Sur Job 38,1-30 . 40,1-5
Tu n’iras pas plus loin, lui dis-je, ici se brisera l’orgueil de tes flots

Père Paul Auvray
La toute-puissance de Dieu, AS 43, p.30s

Pasteur, agriculteur ou commerçant, peu enclin aux aventures maritimes, l’Israélite connaissait la Grande Mer (la Méditerranée), certains parfois les rives de la mer Rouge. Il en savait les dangers. Plusieurs passages de l’Ancien Testament y font allusion : la flotte armée par Josaphat se brise avant son premier voyage (1 Rois 22,49), le prophète Jonas est jeté à la mer dans la terreur d’une tempête (1), Ezéchiel compare la ville de Tyr à un navire englouti par les flots (27). On devine à la lumière de ces quelques textes, il y en a d’autres, combien les Israélites étaient sensibles à la menace des tempêtes. La mer était pour eux une puissance redoutable que Dieu seul pouvait enchaîner.

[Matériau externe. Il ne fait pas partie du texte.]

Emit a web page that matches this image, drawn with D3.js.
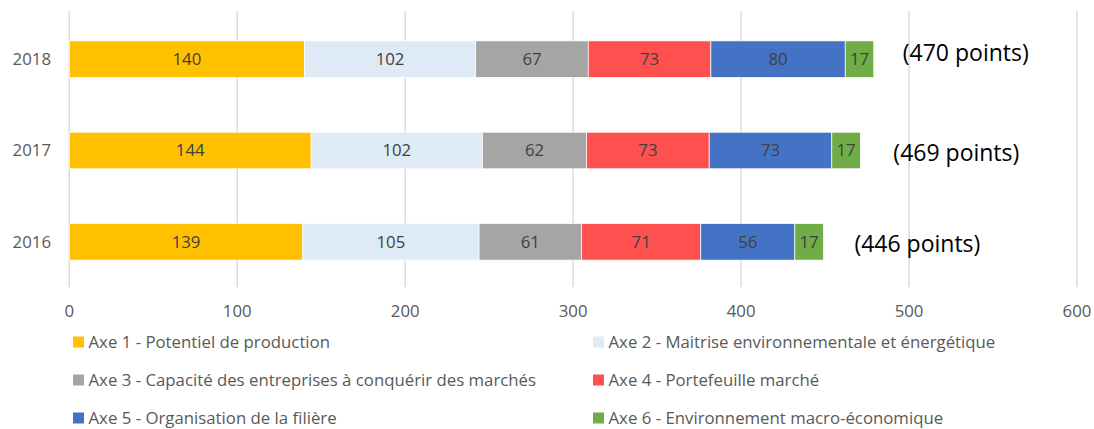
<!DOCTYPE html>
<html>
<head>
<meta charset="utf-8">
<script src="https://cdn.jsdelivr.net/npm/d3@7"></script>
<style>
  body { margin: 0; background: #fff; }
  text { font-family: "Open Sans", sans-serif; }
</style>
</head>
<body>
<div id="chart"></div>
<script>
const years = ['2018', '2017', '2016']
const series = [
  'Axe 1 - Potentiel de production',
  'Axe 2 - Maitrise environnementale et énergétique',
  'Axe 3 - Capacité des entreprises à conquérir des marchés',
  'Axe 4 - Portefeuille marché',
  'Axe 5 - Organisation de la filière',
  'Axe 6 - Environnement macro-économique'
]
const axe1 = [140, 144, 139]
const axe2 = [102, 102, 105]
const axe3 = [67, 62, 61]
const axe4 = [73, 73, 71]
const axe5 = [80, 73, 56]
const axe6 = [17, 17, 17]
const totalLabels = ['(470 points)', '(469 points)', '(446 points)']
const xTicks = [0, 100, 200, 300, 400, 500, 600]
const colors = ['#FFC000', '#DEEBF7', '#A5A5A5', '#FF5050', '#4472C4', '#70AD47']

const width = 1094, height = 429
const left = 69.3, right = 1077
const fs = 16.8

// table for d3.stack
const rows = years.map((y, i) => {
  const r = { year: y }
  ;[axe1, axe2, axe3, axe4, axe5, axe6].forEach((arr, k) => r[series[k]] = arr[i])
  return r
})
const stacked = d3.stack().keys(series)(rows)

const x = d3.scaleLinear().domain([0, 600]).range([left, right])
const y = d3.scaleBand().domain(years).range([13.5, 287.5]).paddingInner(0.6).paddingOuter(0.3)

const svg = d3.select('#chart').append('svg')
  .attr('width', width).attr('height', height)

// gridlines
svg.append('g').selectAll('line')
  .data(xTicks)
  .join('line')
    .attr('x1', d => x(d)).attr('x2', d => x(d))
    .attr('y1', 11).attr('y2', 287)
    .attr('stroke', '#D9D9D9').attr('stroke-width', 1.4)

// bars
const groups = svg.append('g').selectAll('g')
  .data(stacked)
  .join('g')
    .attr('fill', (d, i) => colors[i])

groups.selectAll('rect')
  .data(d => d)
  .join('rect')
    .attr('x', d => x(d[0]))
    .attr('width', d => x(d[1]) - x(d[0]))
    .attr('y', d => y(d.data.year))
    .attr('height', y.bandwidth())
    .attr('stroke', '#fff').attr('stroke-width', 0.7)

groups.selectAll('text')
  .data(d => d)
  .join('text')
    .attr('x', d => (x(d[0]) + x(d[1])) / 2)
    .attr('y', d => y(d.data.year) + y.bandwidth() / 2)
    .attr('dy', '0.35em')
    .attr('text-anchor', 'middle')
    .attr('font-size', fs)
    .attr('fill', '#404040')
    .text(d => d[1] - d[0])

// year labels
svg.append('g').selectAll('text')
  .data(years)
  .join('text')
    .attr('x', 51)
    .attr('y', d => y(d) + y.bandwidth() / 2)
    .attr('dy', '0.35em')
    .attr('text-anchor', 'end')
    .attr('font-size', fs)
    .attr('fill', '#595959')
    .text(d => d)

// x tick labels
svg.append('g').selectAll('text')
  .data(xTicks)
  .join('text')
    .attr('x', d => x(d))
    .attr('y', 311.5)
    .attr('dy', '0.35em')
    .attr('text-anchor', 'middle')
    .attr('font-size', fs)
    .attr('fill', '#595959')
    .text(d => d)

// total annotations, hand placed text boxes next to the bar ends
const dxs = [29, 33, 31]
const dys = [-6, 2, 2]
svg.append('g').selectAll('text')
  .data(stacked[stacked.length - 1])
  .join('text')
    .attr('x', (d, i) => x(d[1]) + dxs[i])
    .attr('y', (d, i) => y(d.data.year) + y.bandwidth() / 2 + dys[i])
    .attr('dy', '0.35em')
    .attr('font-size', 23)
    .attr('fill', '#000')
    .text((d, i) => totalLabels[i])

// legend (last row nudged up a bit so it is not clipped)
const legend = svg.append('g').selectAll('g')
  .data(series)
  .join('g')
    .attr('transform', (d, i) => `translate(${i % 2 ? 593 : 73},${342 + Math.floor(i / 2) * 38})`)
legend.append('rect')
  .attr('x', 0).attr('y', -5.5).attr('width', 11).attr('height', 11)
  .attr('fill', (d, i) => colors[i])
legend.append('text')
  .attr('x', 15.5).attr('dy', '0.35em')
  .attr('font-size', fs)
  .attr('fill', '#595959')
  .text(d => d)
</script>
</body>
</html>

C’est peut-être à partir de cette terreur que la création des mers est évoquée assez souvent comme un combat dans lequel Dieu vainc et réduit en servitude les puissances du chaos. Le Psaume 104, hymne à la gloire du Dieu créateur, rappelle la description du livre de Job, avec ses eaux primordiales, ses chambres hautes bâties sur les eaux, la terre, la montagne recouvertes par les eaux ; mais ces eaux, Dieu les menace et elles s’enfuient à la voix de son tonnerre, elles sautent les montagnes et descendent dans les vallées pour gagner le lieu que Dieu leur assigné. Et là, comme au livre de Job, Dieu leur impose une loi : Tu mets une limite à ne pas franchir, qu’elles ne reviennent couvrir la terre.
Avec ces textes et bien d’autres s’explique l’insistance de l’auteur du livre de Job sur la puissance divine. Lorsqu’il parle d’imposer à la mer portes et verrou, lorsqu’il reproduit les paroles impérieuses du Créateur, le livre de Job s’oppose à toute tentation dualiste : Dieu est le maître absolu de sa création.
Mais il suggère aussi que Dieu, s’il a domestiqué les forces de la nature, peut aussi les appeler à son service. L’abîme vaincu peut devenir l’exécuteur des jugements divins. C’est ainsi que le Déluge n’est pas dans les livres saints une exception à la toute-puissance de Dieu. Il en est au contraire l’illustration ; il démontre que les flots obéissent au Très-Haut et que sur son ordre ils peuvent franchit leur limite et retrouver leur antique malignité. Mais seulement sur son ordre et à condition de se retirer ensuite pour ne plus revenir, dès qu’il plaira au Seigneur. Le passage de la mer Rouge est encore une illustration de la toute-puissance de Dieu. L’histoire du prophète Jonas paraît comporter la même leçon.
Plusieurs épisodes évangéliques, la marche de Jésus sur les eaux, les pêches miraculeuses, les tempêtes apaisées comportent la même leçon : Jésus, comme Dieu, se montre en plusieurs de ses miracles le maître de la création.